- _STORED DATA_:
════════════════════

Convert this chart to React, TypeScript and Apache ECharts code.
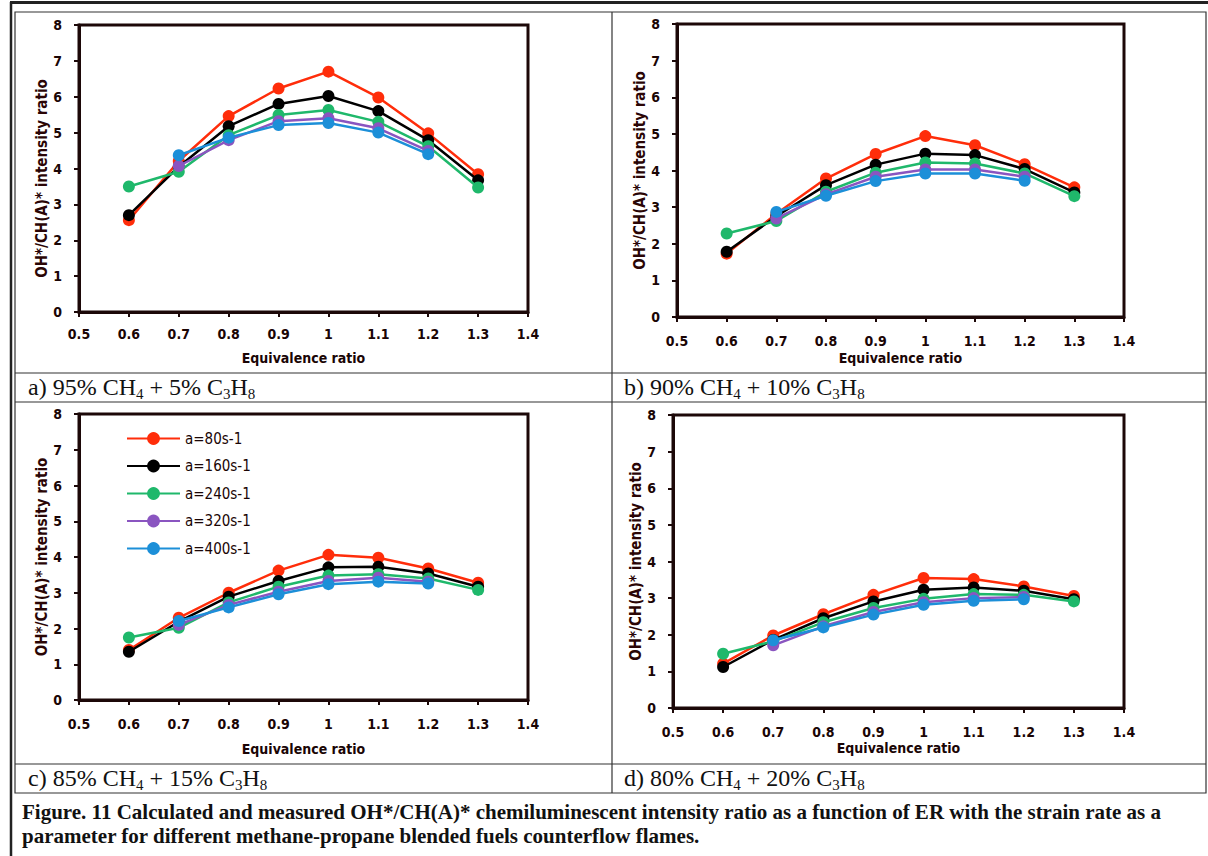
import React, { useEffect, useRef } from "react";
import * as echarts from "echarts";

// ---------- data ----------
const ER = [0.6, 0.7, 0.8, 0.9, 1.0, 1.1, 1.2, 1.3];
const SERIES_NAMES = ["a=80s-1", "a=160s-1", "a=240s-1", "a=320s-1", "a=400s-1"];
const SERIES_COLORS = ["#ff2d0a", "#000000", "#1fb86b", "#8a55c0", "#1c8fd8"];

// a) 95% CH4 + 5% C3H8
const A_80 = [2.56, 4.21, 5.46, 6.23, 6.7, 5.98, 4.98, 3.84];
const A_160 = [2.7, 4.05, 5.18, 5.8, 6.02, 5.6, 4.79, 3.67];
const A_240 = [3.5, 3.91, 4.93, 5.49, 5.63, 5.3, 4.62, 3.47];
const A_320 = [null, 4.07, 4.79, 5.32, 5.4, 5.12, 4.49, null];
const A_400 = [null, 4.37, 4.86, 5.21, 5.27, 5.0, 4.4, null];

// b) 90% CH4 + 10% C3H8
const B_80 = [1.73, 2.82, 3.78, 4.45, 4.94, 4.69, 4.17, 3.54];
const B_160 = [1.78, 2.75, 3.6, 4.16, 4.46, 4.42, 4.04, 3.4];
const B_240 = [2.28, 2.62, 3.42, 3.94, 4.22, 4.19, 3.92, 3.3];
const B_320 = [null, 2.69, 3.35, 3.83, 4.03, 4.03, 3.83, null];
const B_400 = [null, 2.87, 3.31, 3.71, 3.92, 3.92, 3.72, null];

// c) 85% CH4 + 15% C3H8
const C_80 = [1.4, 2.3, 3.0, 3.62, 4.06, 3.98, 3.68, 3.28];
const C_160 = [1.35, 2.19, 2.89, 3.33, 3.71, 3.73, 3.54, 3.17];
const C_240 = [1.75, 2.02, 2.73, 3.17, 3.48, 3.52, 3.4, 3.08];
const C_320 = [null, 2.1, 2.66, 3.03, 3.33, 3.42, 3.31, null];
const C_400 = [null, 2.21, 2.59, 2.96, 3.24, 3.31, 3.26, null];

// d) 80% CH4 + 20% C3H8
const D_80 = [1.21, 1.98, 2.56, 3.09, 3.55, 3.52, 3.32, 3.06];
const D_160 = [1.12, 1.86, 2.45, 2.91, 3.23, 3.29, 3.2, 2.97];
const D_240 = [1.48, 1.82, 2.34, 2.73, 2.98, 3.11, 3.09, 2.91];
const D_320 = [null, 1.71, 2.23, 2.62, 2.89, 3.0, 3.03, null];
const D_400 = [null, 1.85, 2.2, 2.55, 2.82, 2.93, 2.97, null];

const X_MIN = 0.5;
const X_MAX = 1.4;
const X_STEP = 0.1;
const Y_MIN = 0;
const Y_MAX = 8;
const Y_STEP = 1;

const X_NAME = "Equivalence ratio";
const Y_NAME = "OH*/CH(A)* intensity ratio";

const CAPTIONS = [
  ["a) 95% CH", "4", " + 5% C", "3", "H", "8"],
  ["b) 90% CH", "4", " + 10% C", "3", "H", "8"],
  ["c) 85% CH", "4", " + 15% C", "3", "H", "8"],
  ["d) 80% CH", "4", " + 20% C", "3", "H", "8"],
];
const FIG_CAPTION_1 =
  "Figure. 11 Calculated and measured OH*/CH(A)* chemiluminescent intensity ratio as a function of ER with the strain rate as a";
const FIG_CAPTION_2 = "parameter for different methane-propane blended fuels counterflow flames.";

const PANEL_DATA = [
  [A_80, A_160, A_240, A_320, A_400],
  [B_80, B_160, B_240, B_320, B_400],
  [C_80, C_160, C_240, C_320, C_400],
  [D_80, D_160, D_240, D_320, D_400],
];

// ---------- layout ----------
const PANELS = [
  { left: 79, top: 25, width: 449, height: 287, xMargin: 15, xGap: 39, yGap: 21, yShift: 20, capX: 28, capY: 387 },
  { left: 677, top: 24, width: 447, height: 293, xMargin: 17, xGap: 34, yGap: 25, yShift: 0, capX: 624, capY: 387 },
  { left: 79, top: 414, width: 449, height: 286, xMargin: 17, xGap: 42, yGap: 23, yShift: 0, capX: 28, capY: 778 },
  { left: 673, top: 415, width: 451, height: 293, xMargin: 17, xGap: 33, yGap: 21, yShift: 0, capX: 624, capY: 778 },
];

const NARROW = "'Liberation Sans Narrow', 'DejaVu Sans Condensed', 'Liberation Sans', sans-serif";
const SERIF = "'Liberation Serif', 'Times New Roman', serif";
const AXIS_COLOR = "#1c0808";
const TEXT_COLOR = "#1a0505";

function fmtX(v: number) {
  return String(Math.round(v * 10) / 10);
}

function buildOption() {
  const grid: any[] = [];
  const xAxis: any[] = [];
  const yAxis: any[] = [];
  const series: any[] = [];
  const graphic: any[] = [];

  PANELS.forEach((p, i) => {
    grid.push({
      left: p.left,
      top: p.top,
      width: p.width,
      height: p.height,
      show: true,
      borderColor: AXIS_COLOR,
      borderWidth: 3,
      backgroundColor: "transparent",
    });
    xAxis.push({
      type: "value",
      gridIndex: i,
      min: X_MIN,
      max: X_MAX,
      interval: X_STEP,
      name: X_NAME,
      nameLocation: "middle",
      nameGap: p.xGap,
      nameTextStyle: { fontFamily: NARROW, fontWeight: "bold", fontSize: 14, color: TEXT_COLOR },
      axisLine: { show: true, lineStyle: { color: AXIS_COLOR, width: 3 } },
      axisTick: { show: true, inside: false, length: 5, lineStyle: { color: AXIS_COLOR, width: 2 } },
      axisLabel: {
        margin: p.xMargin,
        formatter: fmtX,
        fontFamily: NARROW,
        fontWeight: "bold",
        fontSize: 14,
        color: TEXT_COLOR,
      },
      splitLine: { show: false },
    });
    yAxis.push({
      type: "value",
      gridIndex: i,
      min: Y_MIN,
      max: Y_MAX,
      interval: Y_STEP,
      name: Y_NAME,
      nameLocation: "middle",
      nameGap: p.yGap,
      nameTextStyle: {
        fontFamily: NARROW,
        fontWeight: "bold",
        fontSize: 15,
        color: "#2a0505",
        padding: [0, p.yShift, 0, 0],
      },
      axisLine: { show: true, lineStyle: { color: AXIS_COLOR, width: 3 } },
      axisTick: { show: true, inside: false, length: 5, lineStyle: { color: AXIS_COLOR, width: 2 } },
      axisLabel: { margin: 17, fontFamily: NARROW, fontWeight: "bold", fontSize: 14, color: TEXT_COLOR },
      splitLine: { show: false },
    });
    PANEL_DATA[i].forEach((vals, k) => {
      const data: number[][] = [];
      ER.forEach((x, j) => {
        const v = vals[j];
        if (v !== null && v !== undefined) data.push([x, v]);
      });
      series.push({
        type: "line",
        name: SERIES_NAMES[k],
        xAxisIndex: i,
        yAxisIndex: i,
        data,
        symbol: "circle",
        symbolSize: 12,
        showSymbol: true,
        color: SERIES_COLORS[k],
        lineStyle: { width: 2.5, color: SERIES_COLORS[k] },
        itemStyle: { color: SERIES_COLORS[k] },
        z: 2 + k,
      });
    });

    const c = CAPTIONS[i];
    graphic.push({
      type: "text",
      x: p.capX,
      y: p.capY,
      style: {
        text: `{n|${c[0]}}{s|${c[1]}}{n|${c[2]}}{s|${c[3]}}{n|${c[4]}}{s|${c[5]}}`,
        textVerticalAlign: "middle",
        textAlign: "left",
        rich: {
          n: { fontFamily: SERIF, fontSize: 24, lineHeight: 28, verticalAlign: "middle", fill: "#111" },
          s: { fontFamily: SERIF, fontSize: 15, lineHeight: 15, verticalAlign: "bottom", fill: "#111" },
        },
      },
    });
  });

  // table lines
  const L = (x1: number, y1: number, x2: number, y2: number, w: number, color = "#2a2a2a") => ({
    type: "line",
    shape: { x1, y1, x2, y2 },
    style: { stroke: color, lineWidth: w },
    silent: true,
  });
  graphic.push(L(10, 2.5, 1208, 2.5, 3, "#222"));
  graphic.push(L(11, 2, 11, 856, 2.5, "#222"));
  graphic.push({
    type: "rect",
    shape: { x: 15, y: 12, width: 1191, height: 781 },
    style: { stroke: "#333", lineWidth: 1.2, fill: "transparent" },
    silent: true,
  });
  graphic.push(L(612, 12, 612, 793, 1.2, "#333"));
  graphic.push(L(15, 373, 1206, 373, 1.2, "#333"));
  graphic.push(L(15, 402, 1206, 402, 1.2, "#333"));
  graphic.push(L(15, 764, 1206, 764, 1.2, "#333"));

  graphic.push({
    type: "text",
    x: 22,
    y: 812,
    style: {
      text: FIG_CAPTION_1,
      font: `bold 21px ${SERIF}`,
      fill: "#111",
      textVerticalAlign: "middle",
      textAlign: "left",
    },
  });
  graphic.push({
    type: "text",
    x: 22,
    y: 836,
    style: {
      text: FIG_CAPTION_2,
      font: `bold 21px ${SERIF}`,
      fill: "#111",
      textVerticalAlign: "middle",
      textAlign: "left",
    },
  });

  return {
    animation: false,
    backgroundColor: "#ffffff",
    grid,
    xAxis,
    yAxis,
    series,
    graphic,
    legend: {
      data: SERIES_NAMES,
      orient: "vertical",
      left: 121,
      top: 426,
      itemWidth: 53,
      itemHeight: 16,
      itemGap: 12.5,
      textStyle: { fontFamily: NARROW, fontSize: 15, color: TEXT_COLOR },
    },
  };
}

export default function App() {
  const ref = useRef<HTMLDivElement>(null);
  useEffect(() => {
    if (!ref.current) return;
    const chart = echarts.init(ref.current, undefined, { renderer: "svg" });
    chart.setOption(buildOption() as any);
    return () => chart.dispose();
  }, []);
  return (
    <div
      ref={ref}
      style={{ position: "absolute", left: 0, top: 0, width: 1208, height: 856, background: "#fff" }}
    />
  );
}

════════════════════

- _WHAT YOU ARE ASKED TO DO_:
Starting with the first line of the data above and ending with the line containing "import * as", please restate every line exactly, leaving images out.

- _RESULT FOR THIS EXERCISE_:
Convert this chart to React, TypeScript and Apache ECharts code.
import React, { useEffect, useRef } from "react";
import * as echarts from "echarts";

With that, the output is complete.